Just as important, though, is Gray’s consistency. He’s thrown five-plus innings in each of his last seven starts and six frames in three of his last four outings. The former second-round pick has shown flashes of dominance, like his 10-strikeout performance against the Marlins in late April, as well as maturity, such as bouncing back from a brutal first inning versus the Astros last week to get through six frames. 

In his most recent start Wednesday, Gray fanned seven and gave up three runs across six innings in a 5-4 extra-inning win over Miami. The win snapped the Nationals’ three-game losing streak. His slider was dominant.

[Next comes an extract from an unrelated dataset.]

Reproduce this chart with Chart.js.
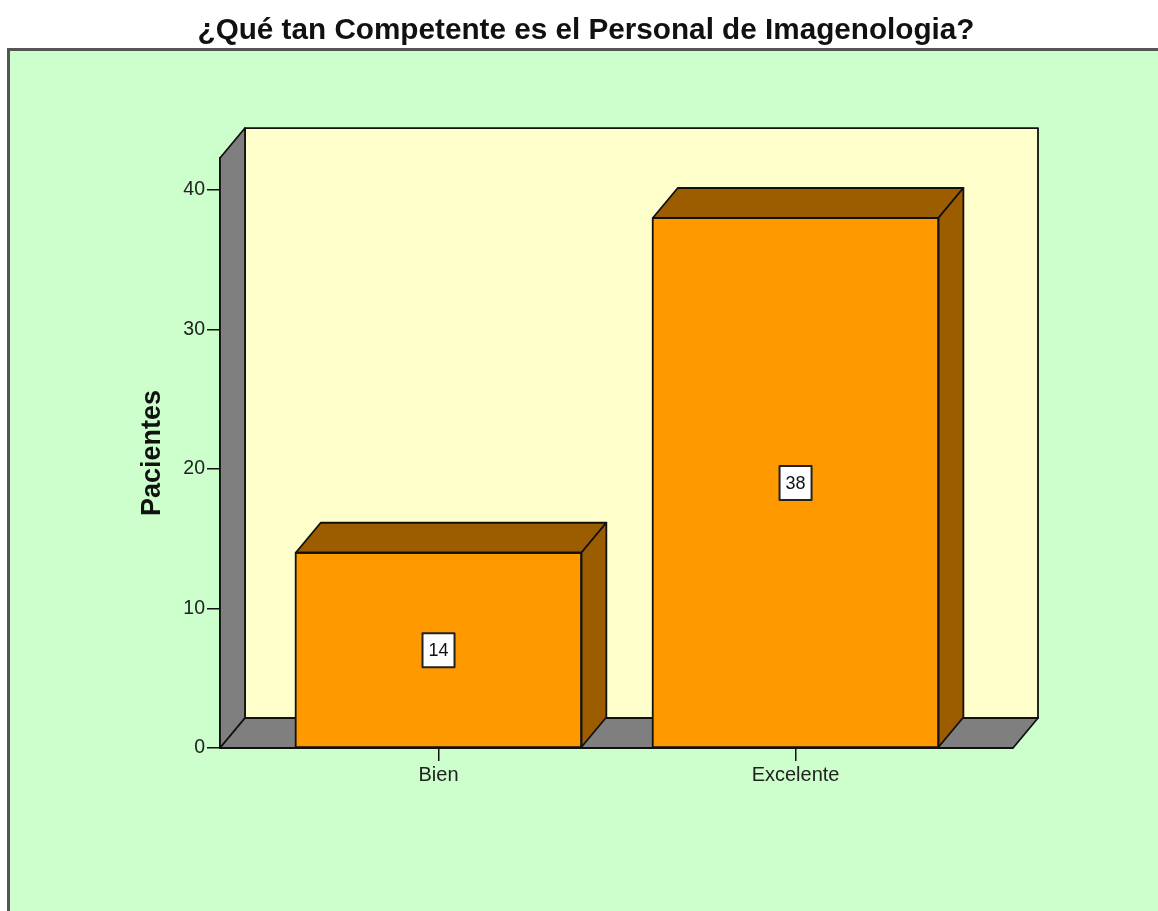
<!DOCTYPE html>
<html><head><meta charset="utf-8">
<script src="https://cdn.jsdelivr.net/npm/chart.js@4/dist/chart.umd.min.js"></script>
<style>html,body{margin:0;padding:0;background:#fff;overflow:hidden}#wrap{width:1158px;height:911px;position:relative}</style>
</head><body><div id="wrap"><canvas id="c" width="1158" height="911"></canvas></div>
<script>
const chartTitle = '¿Qué tan Competente es el Personal de Imagenologia?';
const yAxisTitle = 'Pacientes';
const categories = ['Bien', 'Excelente'];
const pacientes = [14, 38];
const yTickValues = [0, 10, 20, 30, 40];

const DX = 25, DY = -30;
const FONT = "'Liberation Sans', Arial, Helvetica, sans-serif";

function poly(ctx, pts, fill) {
  ctx.beginPath();
  ctx.moveTo(pts[0][0], pts[0][1]);
  for (let i = 1; i < pts.length; i++) ctx.lineTo(pts[i][0], pts[i][1]);
  ctx.closePath();
  ctx.fillStyle = fill;
  ctx.fill();
  ctx.stroke();
}

const panel3d = {
  id: 'panel3d',
  beforeDraw(chart) {
    const ctx = chart.ctx;
    ctx.save();
    ctx.fillStyle = '#ffffff';
    ctx.fillRect(0, 0, chart.width, chart.height);
    ctx.fillStyle = '#ccffcc';
    ctx.fillRect(8, 48, chart.width, chart.height);
    ctx.strokeStyle = '#555555';
    ctx.lineWidth = 3;
    ctx.strokeRect(8.5, 49.5, chart.width + 20, chart.height + 20);
    ctx.restore();
  },
  beforeDatasetsDraw(chart) {
    const ctx = chart.ctx, a = chart.chartArea;
    ctx.save();
    ctx.strokeStyle = '#111';
    ctx.lineWidth = 1.8;
    ctx.lineJoin = 'round';
    poly(ctx, [[a.left + DX, a.top + DY], [a.right + DX, a.top + DY], [a.right + DX, a.bottom + DY], [a.left + DX, a.bottom + DY]], '#ffffcc');
    poly(ctx, [[a.left, a.top], [a.left + DX, a.top + DY], [a.left + DX, a.bottom + DY], [a.left, a.bottom]], '#7f7f7f');
    poly(ctx, [[a.left, a.bottom], [a.left + DX, a.bottom + DY], [a.right + DX, a.bottom + DY], [a.right, a.bottom]], '#7f7f7f');
    ctx.restore();
  },
  afterDatasetsDraw(chart) {
    const ctx = chart.ctx;
    const meta = chart.getDatasetMeta(0);
    const yScale = chart.scales.y;
    ctx.save();
    ctx.strokeStyle = '#111';
    ctx.lineWidth = 1.8;
    ctx.lineJoin = 'round';
    meta.data.forEach((bar) => {
      const p = bar.getProps(['x', 'y', 'width', 'base'], true);
      const l = p.x - p.width / 2, r = p.x + p.width / 2;
      poly(ctx, [[l, p.y], [l + DX, p.y + DY], [r + DX, p.y + DY], [r, p.y]], '#9c5c00');
      poly(ctx, [[r, p.y], [r + DX, p.y + DY], [r + DX, p.base + DY], [r, p.base]], '#9c5c00');
      ctx.strokeRect(l, p.y, p.width, p.base - p.y);
    });
    ctx.font = '18px ' + FONT;
    ctx.textAlign = 'center';
    ctx.textBaseline = 'middle';
    meta.data.forEach((bar, i) => {
      const v = pacientes[i];
      const cx = bar.x;
      const cy = yScale.getPixelForValue(v / 2);
      const txt = String(v);
      const w = ctx.measureText(txt).width + 12, h = 34;
      ctx.fillStyle = '#ffffff';
      ctx.fillRect(cx - w / 2, cy - h / 2, w, h);
      ctx.strokeStyle = '#222';
      ctx.lineWidth = 2;
      ctx.strokeRect(cx - w / 2, cy - h / 2, w, h);
      ctx.fillStyle = '#111';
      ctx.fillText(txt, cx, cy + 1);
    });
    ctx.restore();
  }
};

Chart.defaults.font.family = FONT;

new Chart(document.getElementById('c'), {
  type: 'bar',
  data: {
    datasets: [{
      label: yAxisTitle,
      data: categories.map((c, i) => ({ x: i + 1, y: pacientes[i] })),
      backgroundColor: '#ff9900',
      borderColor: '#111',
      borderWidth: 0,
      borderSkipped: false,
      barPercentage: 0.8,
      categoryPercentage: 1.0
    }]
  },
  options: {
    responsive: false,
    animation: false,
    devicePixelRatio: 1,
    layout: { padding: { left: 14, right: 0, top: 0, bottom: 0 } },
    plugins: {
      legend: { display: false },
      tooltip: { enabled: false },
      title: {
        display: true,
        text: chartTitle,
        color: '#111',
        font: { size: 29.7, weight: 'bold', family: FONT },
        padding: { top: 13, bottom: 109.4 }
      }
    },
    scales: {
      x: {
        type: 'linear',
        offset: false,
        min: 0.388,
        max: 2.609,
        afterBuildTicks(s) { s.ticks = categories.map((c, i) => ({ value: i + 1 })); },
        afterFit(s) { s.height = 163; },
        ticks: {
          callback: (v) => categories[Math.round(v) - 1] || '',
          color: '#222',
          font: { size: 20 },
          padding: 2,
          maxRotation: 0,
          autoSkip: false
        },
        grid: { offset: false, drawOnChartArea: false, drawTicks: true, tickLength: 13, color: '#111', lineWidth: 1.5 },
        border: { display: true, color: '#111', width: 1.5 }
      },
      y: {
        type: 'linear',
        min: 0,
        max: 42.3,
        afterBuildTicks(s) { s.ticks = yTickValues.map(v => ({ value: v })); },
        afterFit(s) { s.width = 206; },
        ticks: { color: '#222', font: { size: 19.5 }, padding: 2 },
        grid: { drawOnChartArea: false, drawTicks: true, tickLength: 13, color: '#111', lineWidth: 1.5 },
        border: { display: true, color: '#111', width: 1.5 },
        title: {
          display: true,
          text: yAxisTitle,
          color: '#111',
          font: { size: 27, weight: 'bold', family: FONT },
          padding: { top: 122.3, bottom: 0 }
        }
      },
      pad: {
        type: 'linear',
        position: 'right',
        display: true,
        afterFit(s) { s.width = 145; },
        ticks: { display: false },
        grid: { display: false },
        border: { display: false }
      }
    }
  },
  plugins: [panel3d]
});
</script>
</body></html>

He had an eye-popping 15 whiffs and six in-play outs on the 42 sliders he threw. 

“I felt like I threw a lot of strikes, was in control of all my pitches,” Gray said after the game, on MASN. “The game plan was to just attack the zone, and I think we did just that. It was a great outing for the team, and I’m glad we got the win.”

After an off-day Thursday, the Nationals start a three-game series Friday against the Brewers in Milwaukee.